Environ 11,5% des Québécois ne mangent jamais de poisson, alors que près de 50% n’en consomment qu’une seule fois par semaine. Étant donné tous les bienfaits du poisson sur notre santé, pourquoi est-il si peu consommé? Les raisons sont multiples: on n’aime pas l’odeur ni le goût; on a de la difficulté à l’apprêter; c’est cher; on n’est pas habitués à en manger, donc on ne pense pas à en acheter, etc.
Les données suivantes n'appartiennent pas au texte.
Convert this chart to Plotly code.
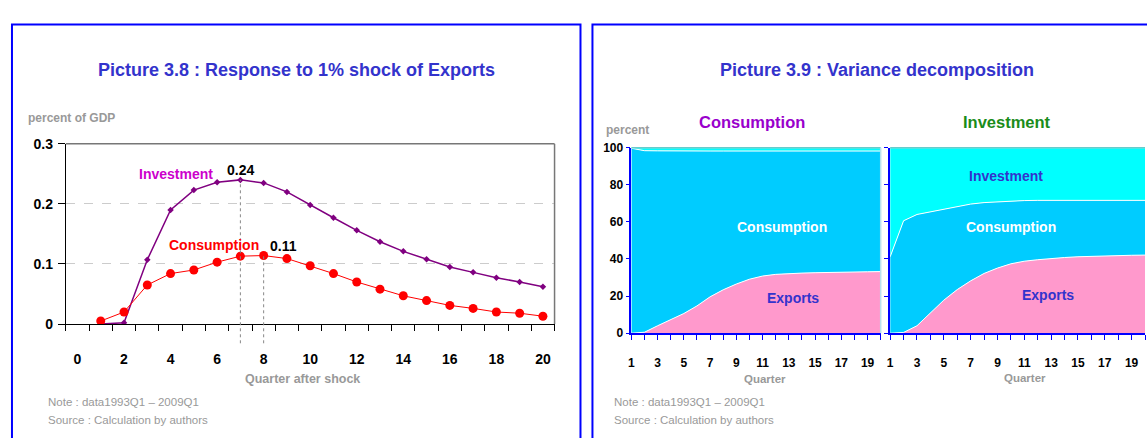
import plotly.graph_objects as go

W, H = 1147, 438
FONT = "Liberation Sans, Arial, sans-serif"

# ---- Picture 3.8: impulse responses (percent of GDP) ----
quarters = list(range(1, 21))
inv_response = [0.000, 0.002, 0.107, 0.190, 0.223, 0.236, 0.240, 0.235, 0.220, 0.198,
                0.177, 0.156, 0.137, 0.121, 0.108, 0.095, 0.086, 0.077, 0.070, 0.062]
cons_response = [0.005, 0.020, 0.065, 0.084, 0.090, 0.103, 0.113, 0.114, 0.109, 0.097,
                 0.084, 0.070, 0.058, 0.047, 0.039, 0.031, 0.026, 0.020, 0.018, 0.013]
resp_xticks = [0, 2, 4, 6, 8, 10, 12, 14, 16, 18, 20]
resp_yticks = [0, 0.1, 0.2, 0.3]
resp_yticktext = ["0", "0.1", "0.2", "0.3"]

# ---- Picture 3.9: variance decomposition (percent) ----
vd_quarters = list(range(1, 21))
# decomposition of consumption
cvd_exports = [0.0, 0.5, 4.0, 7.4, 10.6, 14.7, 19.6, 23.4, 26.5, 29.1,
               30.8, 31.7, 32.2, 32.4, 32.6, 32.8, 32.9, 33.0, 33.1, 33.2]
cvd_consumption = [99.7, 97.9, 94.3, 90.8, 87.6, 83.5, 78.6, 74.8, 71.7, 69.1,
                   67.4, 66.5, 66.0, 65.8, 65.6, 65.4, 65.3, 65.2, 65.1, 65.0]
cvd_investment = [0.3, 1.6, 1.7, 1.8, 1.8, 1.8, 1.8, 1.8, 1.8, 1.8,
                  1.8, 1.8, 1.8, 1.8, 1.8, 1.8, 1.8, 1.8, 1.8, 1.8]
# decomposition of investment
ivd_exports = [0.0, 0.4, 4.0, 10.9, 17.8, 23.5, 28.2, 32.2, 35.1, 37.4,
               38.8, 39.6, 40.3, 40.8, 41.2, 41.5, 41.7, 41.9, 42.0, 42.1]
ivd_consumption = [41.2, 60.2, 60.0, 54.5, 49.3, 45.0, 41.4, 38.2, 35.8, 33.9,
                   32.7, 32.0, 31.3, 30.9, 30.5, 30.2, 30.0, 29.7, 29.6, 29.5]
ivd_investment = [58.8, 39.4, 36.0, 34.6, 32.9, 31.5, 30.4, 29.6, 29.1, 28.7,
                  28.5, 28.4, 28.4, 28.3, 28.3, 28.3, 28.3, 28.4, 28.4, 28.4]
vd_xticks = [1, 3, 5, 7, 9, 11, 13, 15, 17, 19]
vd_yticks = [0, 20, 40, 60, 80, 100]

C_EXP, C_CONS, C_INV = "#ff99cc", "#00ccff", "#00ffff"
BLUE = "#0000ff"
TITLE_BLUE = "#3333cc"
GRAY = "#999999"


def px(x):
    return x / W


def py(y):
    return 1 - y / H


fig = go.Figure()

# impulse response lines
fig.add_trace(go.Scatter(
    x=quarters, y=inv_response, mode="lines+markers", xaxis="x", yaxis="y",
    line=dict(color="#800080", width=1.5),
    marker=dict(symbol="diamond", size=5, color="#800080"), showlegend=False))
fig.add_trace(go.Scatter(
    x=quarters, y=cons_response, mode="lines+markers", xaxis="x", yaxis="y",
    line=dict(color="#ff0000", width=1),
    marker=dict(symbol="circle", size=9, color="#ff0000"), showlegend=False))

# stacked variance shares
for xa, ya, series in (
    ("x2", "y2", [(cvd_exports, C_EXP), (cvd_consumption, C_CONS), (cvd_investment, C_INV)]),
    ("x3", "y3", [(ivd_exports, C_EXP), (ivd_consumption, C_CONS), (ivd_investment, C_INV)]),
):
    for vals, col in series:
        fig.add_trace(go.Scatter(
            x=vd_quarters, y=vals, mode="lines", xaxis=xa, yaxis=ya,
            stackgroup=xa, fillcolor=col, line=dict(color="white", width=1),
            showlegend=False, hoverinfo="skip"))

tickfont = dict(family=FONT, size=14, color="black", weight="bold")
vd_tickfont = dict(family=FONT, size=12, color="black", weight="bold")

fig.update_layout(
    width=W, height=H, margin=dict(l=0, r=0, t=0, b=0),
    paper_bgcolor="white", plot_bgcolor="white", font=dict(family=FONT),
    xaxis=dict(domain=[px(63), px(553)], range=[-0.5, 20.5], tickmode="array",
               tickvals=resp_xticks, ticks="", showline=True, linecolor="black",
               linewidth=1, showgrid=False, zeroline=False, tickfont=tickfont,
               ticklabelstandoff=22,
               minor=dict(ticks="outside", tick0=-0.5, dtick=1, ticklen=6,
                          tickcolor="black", showgrid=False)),
    yaxis=dict(domain=[py(328), py(141)], range=[0, 0.3], tickmode="array",
               tickvals=resp_yticks, ticktext=resp_yticktext, ticks="outside",
               ticklen=7, tickcolor="black", showline=True, linecolor="black",
               linewidth=1, showgrid=True, gridcolor="#cccccc", griddash="dash",
               zeroline=False, tickfont=tickfont, ticklabelstandoff=2),
    xaxis2=dict(domain=[px(630), px(880)], range=[1, 20], anchor="y2",
                tickmode="array", tickvals=vd_xticks, ticks="outside", ticklen=5,
                tickcolor=BLUE, showline=True, linecolor=BLUE, linewidth=1.5,
                showgrid=False, zeroline=False, tickfont=vd_tickfont,
                ticklabelstandoff=13,
                minor=dict(ticks="outside", tick0=1, dtick=1, ticklen=5,
                           tickcolor=BLUE, showgrid=False)),
    yaxis2=dict(domain=[py(337.5), py(145)], range=[0, 100], anchor="x2",
                tickmode="array", tickvals=vd_yticks, ticks="outside", ticklen=4,
                tickcolor=BLUE, showline=True, linecolor=BLUE, linewidth=1.5,
                showgrid=False, zeroline=False, tickfont=vd_tickfont),
    xaxis3=dict(domain=[px(889.5), px(1145)], range=[1, 20], anchor="y3",
                tickmode="array", tickvals=vd_xticks, ticks="outside", ticklen=5,
                tickcolor=BLUE, showline=True, linecolor=BLUE, linewidth=1.5,
                showgrid=False, zeroline=False, tickfont=vd_tickfont,
                ticklabelstandoff=13,
                minor=dict(ticks="outside", tick0=1, dtick=1, ticklen=5,
                           tickcolor=BLUE, showgrid=False)),
    yaxis3=dict(domain=[py(337.5), py(145)], range=[0, 100], anchor="x3",
                tickmode="array", tickvals=vd_yticks, ticks="outside", ticklen=4,
                tickcolor=BLUE, showline=True, linecolor=BLUE, linewidth=1.5,
                showgrid=False, zeroline=False, showticklabels=False),
)

shapes = [
    # panel frames
    dict(type="rect", xref="paper", yref="paper", x0=px(9), x1=px(579),
         y0=-0.1, y1=py(17), line=dict(color=BLUE, width=2), layer="below"),
    dict(type="rect", xref="paper", yref="paper", x0=px(591), x1=px(1160),
         y0=-0.1, y1=py(17), line=dict(color=BLUE, width=2), layer="below"),
    # top and right frame of the response chart
    dict(type="line", xref="x domain", yref="y domain", x0=0, x1=1, y0=1, y1=1,
         line=dict(color="#777777", width=1.5)),
    dict(type="line", xref="x domain", yref="y domain", x0=1, x1=1, y0=0, y1=1,
         line=dict(color="#777777", width=1.5)),
    # teal top edge of the decomposition panels
    dict(type="line", xref="x2 domain", yref="y2 domain", x0=0, x1=1, y0=1, y1=1,
         line=dict(color="#66cccc", width=1.5)),
    dict(type="line", xref="x3 domain", yref="y3 domain", x0=0, x1=1, y0=1, y1=1,
         line=dict(color="#66cccc", width=1.5)),
    dict(type="line", xref="x2 domain", yref="y2 domain", x0=1, x1=1, y0=0, y1=1,
         line=dict(color="#b8e0ee", width=1.5)),
]

annotations = []

# peak markers: dotted drop line and value label
ymax = 0.3
below = -20 / (328 - 141)
for series, dx, anchor in ((inv_response, 0, "center"), (cons_response, 4, "left")):
    i = max(range(len(series)), key=lambda k: series[k])
    q, v = quarters[i], series[i]
    shapes.append(dict(type="line", xref="x", yref="y domain", x0=q, x1=q,
                       y0=below, y1=v / ymax,
                       line=dict(color="#888888", width=1, dash="dot")))
    annotations.append(dict(x=q, y=v, xref="x", yref="y", text=f"<b>{v:.2f}</b>",
                            showarrow=False, xanchor=anchor, yanchor="bottom",
                            xshift=dx, yshift=0,
                            font=dict(family=FONT, size=14, color="black")))

fig.update_layout(shapes=shapes)


def note(x, y, text, size, color, bold=False, anchor="center"):
    t = f"<b>{text}</b>" if bold else text
    annotations.append(dict(x=px(x), y=py(y), xref="paper", yref="paper", text=t,
                            showarrow=False, xanchor=anchor, yanchor="middle",
                            font=dict(family=FONT, size=size, color=color)))


# titles
note(294.5, 64, "Picture 3.8 : Response to 1% shock of Exports", 18, TITLE_BLUE, True)
note(876, 64, "Picture 3.9 : Variance decomposition", 18, TITLE_BLUE, True)
note(751, 118, "Consumption", 16.5, "#9900cc", True)
note(1007, 118, "Investment", 16.5, "#1a8c1a", True)

# axis captions
note(23, 114, "percent of GDP", 12, GRAY, True, "left")
note(603, 127, "percent", 12, GRAY, True, "left")
note(300, 385, "Quarter after shock", 12.5, GRAY, True)
note(764, 385, "Quarter", 11.5, GRAY, True)
note(1025, 384, "Quarter", 11.5, GRAY, True)

# footnotes
for x0 in (43, 611):
    note(x0, 409, "Note : data1993Q1 – 2009Q1", 11.5, GRAY, False, "left")
    note(x0, 428, "Source : Calculation by authors", 11.5, GRAY, False, "left")

# series labels on the response chart
annotations.append(dict(x=4.25, y=0.249, xref="x", yref="y", text="<b>Investment</b>",
                        showarrow=False, font=dict(family=FONT, size=14, color="#cc00cc")))
annotations.append(dict(x=5.85, y=0.132, xref="x", yref="y", text="<b>Consumption</b>",
                        showarrow=False, font=dict(family=FONT, size=14, color="#ff0000")))

# labels inside the stacked areas
for xr, yr, x, y, text, col in (
    ("x2", "y2", 12.5, 57, "Consumption", "white"),
    ("x2", "y2", 13.3, 19, "Exports", TITLE_BLUE),
    ("x3", "y3", 9.6, 85, "Investment", TITLE_BLUE),
    ("x3", "y3", 10.0, 57, "Consumption", "white"),
    ("x3", "y3", 12.8, 20.5, "Exports", TITLE_BLUE),
):
    annotations.append(dict(x=x, y=y, xref=xr, yref=yr, text=f"<b>{text}</b>",
                            showarrow=False, font=dict(family=FONT, size=14, color=col)))

fig.update_layout(annotations=annotations)

fig.write_html("out.html")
Pourtant, selon Léon Després, coordonnateur-secrétaire de la Table des pêches maritimes, étant donné la qualité des produits de la mer et leur valeur nutritive, ce sont des denrées très abordables. «L’éducation et la culture alimentaire y sont pour quelque chose», assure M. Dewailly, qui compare McDonald’s aux producteurs canadiens de poissons et fruits de mer en ce qui concerne le montant respectif alloué à leur publicité. Quant à elle, Hélène Laurendeau, nutritionniste, pose le blâme sur «les préjugés tenaces que nous avons concernant la fraîcheur, la peur des arêtes et la présence possible de contaminants».